**What is needed:** Starting with the first line below, extract each line through the one that contains "XAxis, YAxis, ReferenceLine", inclusive, excluding pictures.

**Information supplied:**
==*==

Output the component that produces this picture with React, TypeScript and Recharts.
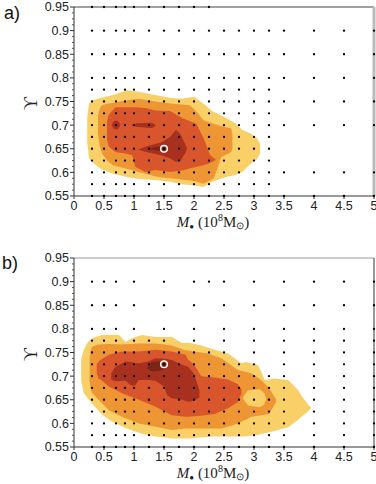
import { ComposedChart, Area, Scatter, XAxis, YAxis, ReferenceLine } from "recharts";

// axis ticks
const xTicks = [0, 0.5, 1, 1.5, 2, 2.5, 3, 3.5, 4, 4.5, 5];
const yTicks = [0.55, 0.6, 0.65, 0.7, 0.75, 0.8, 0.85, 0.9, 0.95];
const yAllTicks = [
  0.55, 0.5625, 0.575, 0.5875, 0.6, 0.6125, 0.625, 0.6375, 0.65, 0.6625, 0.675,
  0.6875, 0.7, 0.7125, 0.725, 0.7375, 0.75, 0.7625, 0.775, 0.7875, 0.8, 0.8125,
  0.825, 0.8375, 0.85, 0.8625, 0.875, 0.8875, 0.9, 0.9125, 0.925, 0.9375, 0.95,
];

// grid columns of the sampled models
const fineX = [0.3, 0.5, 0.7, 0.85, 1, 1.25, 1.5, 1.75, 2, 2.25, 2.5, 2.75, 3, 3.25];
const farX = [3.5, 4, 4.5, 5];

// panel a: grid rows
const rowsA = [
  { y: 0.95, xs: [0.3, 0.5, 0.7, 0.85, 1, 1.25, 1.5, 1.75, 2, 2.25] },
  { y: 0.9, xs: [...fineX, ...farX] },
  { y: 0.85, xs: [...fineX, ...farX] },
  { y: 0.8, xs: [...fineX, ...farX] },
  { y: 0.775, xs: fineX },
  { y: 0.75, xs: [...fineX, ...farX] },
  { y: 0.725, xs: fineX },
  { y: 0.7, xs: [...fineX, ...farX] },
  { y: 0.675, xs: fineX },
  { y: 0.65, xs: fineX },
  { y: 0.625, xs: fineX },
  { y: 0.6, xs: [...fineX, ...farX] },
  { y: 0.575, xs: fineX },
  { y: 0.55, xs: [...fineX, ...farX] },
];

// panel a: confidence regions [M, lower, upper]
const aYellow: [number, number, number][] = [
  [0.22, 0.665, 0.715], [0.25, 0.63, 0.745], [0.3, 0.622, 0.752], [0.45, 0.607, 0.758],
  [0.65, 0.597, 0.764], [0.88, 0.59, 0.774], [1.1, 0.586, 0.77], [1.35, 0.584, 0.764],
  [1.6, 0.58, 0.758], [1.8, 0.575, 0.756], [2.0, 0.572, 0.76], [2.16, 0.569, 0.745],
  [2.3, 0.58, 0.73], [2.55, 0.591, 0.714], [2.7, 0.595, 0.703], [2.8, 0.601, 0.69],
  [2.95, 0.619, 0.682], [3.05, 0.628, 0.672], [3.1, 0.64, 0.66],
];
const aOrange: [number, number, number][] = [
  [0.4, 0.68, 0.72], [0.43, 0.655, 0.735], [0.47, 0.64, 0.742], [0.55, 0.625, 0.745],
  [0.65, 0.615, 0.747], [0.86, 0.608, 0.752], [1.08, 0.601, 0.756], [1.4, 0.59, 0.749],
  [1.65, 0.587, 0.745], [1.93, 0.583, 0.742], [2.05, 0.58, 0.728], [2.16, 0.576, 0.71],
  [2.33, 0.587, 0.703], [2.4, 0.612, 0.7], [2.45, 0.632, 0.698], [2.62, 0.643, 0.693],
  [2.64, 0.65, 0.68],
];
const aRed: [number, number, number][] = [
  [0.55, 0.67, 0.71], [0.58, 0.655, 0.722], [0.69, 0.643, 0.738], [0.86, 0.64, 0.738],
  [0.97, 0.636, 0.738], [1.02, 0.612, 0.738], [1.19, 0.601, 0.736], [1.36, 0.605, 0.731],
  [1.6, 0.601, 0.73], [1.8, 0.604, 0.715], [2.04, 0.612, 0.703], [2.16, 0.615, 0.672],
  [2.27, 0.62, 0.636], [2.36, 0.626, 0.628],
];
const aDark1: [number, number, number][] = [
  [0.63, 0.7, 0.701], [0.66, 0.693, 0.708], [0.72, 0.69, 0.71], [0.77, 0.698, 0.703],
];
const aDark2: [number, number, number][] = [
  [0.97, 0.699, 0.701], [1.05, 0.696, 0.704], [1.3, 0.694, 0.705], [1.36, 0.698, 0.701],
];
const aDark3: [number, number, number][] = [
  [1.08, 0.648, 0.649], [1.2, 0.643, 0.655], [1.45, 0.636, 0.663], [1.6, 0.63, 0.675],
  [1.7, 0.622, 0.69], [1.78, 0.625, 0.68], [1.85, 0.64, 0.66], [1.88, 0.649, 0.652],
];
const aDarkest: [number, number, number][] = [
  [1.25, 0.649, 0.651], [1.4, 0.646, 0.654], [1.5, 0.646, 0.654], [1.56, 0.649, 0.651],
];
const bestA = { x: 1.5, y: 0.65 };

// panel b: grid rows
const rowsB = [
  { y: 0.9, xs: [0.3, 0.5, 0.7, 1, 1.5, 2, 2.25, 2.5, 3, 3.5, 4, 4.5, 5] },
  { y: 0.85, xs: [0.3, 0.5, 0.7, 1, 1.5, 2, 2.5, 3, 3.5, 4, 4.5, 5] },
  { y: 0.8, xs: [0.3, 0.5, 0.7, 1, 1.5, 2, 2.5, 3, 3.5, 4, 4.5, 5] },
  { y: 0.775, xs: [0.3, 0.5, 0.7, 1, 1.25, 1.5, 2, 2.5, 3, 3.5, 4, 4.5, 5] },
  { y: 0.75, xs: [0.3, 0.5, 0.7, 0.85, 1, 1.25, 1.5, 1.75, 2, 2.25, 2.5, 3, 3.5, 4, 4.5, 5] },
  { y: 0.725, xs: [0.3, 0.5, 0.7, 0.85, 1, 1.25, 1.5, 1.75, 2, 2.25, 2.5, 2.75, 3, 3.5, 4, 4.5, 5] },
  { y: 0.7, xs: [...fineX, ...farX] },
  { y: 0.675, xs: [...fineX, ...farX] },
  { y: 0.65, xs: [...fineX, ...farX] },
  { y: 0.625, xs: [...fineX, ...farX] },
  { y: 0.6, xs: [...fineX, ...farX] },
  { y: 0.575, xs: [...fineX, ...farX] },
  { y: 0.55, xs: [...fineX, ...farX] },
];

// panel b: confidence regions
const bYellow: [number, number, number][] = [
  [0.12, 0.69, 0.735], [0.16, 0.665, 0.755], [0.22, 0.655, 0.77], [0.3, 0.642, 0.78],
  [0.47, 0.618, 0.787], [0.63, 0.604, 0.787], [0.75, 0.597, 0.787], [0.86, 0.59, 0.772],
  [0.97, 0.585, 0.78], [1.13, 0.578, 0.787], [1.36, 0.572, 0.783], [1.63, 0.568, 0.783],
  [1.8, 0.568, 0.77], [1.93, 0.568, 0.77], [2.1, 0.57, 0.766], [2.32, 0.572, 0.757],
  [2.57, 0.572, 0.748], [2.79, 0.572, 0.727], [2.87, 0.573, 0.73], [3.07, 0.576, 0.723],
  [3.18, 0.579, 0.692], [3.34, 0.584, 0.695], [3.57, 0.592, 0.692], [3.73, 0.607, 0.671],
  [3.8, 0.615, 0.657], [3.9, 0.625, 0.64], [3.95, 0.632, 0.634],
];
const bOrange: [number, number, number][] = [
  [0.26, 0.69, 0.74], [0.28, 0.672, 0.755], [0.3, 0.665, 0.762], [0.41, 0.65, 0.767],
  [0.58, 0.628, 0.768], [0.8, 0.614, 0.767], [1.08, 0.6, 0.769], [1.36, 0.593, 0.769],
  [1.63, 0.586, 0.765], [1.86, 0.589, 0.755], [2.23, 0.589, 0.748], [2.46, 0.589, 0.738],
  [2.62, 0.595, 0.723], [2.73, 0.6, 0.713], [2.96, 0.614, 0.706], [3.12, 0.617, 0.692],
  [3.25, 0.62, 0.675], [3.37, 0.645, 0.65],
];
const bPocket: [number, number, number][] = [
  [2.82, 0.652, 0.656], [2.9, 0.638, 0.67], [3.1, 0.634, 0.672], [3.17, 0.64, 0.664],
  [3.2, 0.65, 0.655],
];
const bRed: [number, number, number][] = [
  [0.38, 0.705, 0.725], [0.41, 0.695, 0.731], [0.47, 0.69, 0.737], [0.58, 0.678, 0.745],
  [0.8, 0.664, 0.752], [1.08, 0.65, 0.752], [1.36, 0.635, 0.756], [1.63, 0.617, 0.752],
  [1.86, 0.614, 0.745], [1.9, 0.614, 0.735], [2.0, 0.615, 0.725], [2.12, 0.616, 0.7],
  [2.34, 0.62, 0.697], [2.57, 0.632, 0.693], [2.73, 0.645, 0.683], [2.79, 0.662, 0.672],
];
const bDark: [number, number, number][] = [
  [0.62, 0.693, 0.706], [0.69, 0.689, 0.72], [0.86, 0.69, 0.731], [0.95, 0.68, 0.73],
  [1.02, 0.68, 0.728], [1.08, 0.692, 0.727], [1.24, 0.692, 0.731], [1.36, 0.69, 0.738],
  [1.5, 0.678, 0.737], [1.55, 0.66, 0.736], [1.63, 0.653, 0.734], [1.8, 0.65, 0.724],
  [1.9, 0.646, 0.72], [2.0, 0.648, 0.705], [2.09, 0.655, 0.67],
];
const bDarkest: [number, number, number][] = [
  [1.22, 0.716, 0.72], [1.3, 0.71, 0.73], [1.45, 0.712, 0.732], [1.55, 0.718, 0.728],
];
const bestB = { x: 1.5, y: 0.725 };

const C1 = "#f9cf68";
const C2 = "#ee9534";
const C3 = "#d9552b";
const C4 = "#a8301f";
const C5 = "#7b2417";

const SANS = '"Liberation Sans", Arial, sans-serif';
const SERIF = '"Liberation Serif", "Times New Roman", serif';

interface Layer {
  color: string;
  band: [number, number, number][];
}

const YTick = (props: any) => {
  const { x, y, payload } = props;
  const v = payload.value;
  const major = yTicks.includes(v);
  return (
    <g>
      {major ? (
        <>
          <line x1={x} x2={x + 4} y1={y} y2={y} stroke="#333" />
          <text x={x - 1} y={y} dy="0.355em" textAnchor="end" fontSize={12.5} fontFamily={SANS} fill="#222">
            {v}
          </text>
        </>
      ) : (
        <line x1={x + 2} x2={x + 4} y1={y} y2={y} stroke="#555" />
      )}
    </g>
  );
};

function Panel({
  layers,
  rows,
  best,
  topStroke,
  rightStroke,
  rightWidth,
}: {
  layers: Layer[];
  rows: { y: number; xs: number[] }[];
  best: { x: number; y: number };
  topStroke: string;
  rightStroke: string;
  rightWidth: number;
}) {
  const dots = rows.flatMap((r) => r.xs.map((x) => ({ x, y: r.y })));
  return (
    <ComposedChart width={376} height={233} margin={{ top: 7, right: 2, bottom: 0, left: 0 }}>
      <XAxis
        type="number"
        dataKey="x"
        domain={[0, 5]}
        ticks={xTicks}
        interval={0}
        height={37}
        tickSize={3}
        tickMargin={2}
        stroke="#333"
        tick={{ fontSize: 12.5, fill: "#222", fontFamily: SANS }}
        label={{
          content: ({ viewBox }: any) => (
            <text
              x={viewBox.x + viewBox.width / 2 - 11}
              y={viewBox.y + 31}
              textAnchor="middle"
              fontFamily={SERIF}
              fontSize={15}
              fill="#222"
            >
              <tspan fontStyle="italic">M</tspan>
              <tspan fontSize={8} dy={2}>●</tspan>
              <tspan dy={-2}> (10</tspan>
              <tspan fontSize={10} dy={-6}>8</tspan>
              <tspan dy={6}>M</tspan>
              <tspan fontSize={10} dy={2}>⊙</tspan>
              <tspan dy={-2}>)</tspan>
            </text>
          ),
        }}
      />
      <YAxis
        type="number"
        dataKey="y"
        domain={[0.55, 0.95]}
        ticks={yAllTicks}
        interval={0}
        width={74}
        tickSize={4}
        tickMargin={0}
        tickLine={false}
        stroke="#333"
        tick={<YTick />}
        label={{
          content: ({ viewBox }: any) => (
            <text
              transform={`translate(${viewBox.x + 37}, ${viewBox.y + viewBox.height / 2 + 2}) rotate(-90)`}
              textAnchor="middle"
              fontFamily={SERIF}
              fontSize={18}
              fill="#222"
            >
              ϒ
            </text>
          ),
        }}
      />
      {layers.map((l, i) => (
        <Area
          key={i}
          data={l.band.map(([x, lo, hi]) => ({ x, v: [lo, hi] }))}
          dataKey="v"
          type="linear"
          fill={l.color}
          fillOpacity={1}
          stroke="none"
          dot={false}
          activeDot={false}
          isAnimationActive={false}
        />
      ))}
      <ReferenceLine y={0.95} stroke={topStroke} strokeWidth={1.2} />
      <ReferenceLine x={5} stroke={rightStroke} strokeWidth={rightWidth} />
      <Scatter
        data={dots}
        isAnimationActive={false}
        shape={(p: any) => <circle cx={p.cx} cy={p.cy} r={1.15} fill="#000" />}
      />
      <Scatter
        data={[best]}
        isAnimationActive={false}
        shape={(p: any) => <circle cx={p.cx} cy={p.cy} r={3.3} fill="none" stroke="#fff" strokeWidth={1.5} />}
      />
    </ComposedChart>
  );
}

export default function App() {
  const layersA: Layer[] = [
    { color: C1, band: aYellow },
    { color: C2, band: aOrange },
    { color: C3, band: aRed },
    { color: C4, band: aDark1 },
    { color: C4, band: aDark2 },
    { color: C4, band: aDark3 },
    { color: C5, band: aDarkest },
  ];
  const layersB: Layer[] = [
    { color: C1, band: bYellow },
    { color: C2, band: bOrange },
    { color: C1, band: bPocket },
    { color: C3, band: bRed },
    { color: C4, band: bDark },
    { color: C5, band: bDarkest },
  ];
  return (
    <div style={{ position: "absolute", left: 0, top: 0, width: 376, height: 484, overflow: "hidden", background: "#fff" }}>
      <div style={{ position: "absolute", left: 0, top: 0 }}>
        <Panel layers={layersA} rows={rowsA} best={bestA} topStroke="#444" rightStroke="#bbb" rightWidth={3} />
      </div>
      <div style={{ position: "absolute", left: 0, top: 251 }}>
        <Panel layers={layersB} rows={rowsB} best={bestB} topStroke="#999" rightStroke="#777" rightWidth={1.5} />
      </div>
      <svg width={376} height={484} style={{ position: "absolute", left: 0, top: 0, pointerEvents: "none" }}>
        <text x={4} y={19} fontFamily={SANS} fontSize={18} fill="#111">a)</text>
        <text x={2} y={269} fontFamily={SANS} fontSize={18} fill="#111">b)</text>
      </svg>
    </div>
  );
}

==*==

**Written response:**
Output the component that produces this picture with React, TypeScript and Recharts.
import { ComposedChart, Area, Scatter, XAxis, YAxis, ReferenceLine } from "recharts";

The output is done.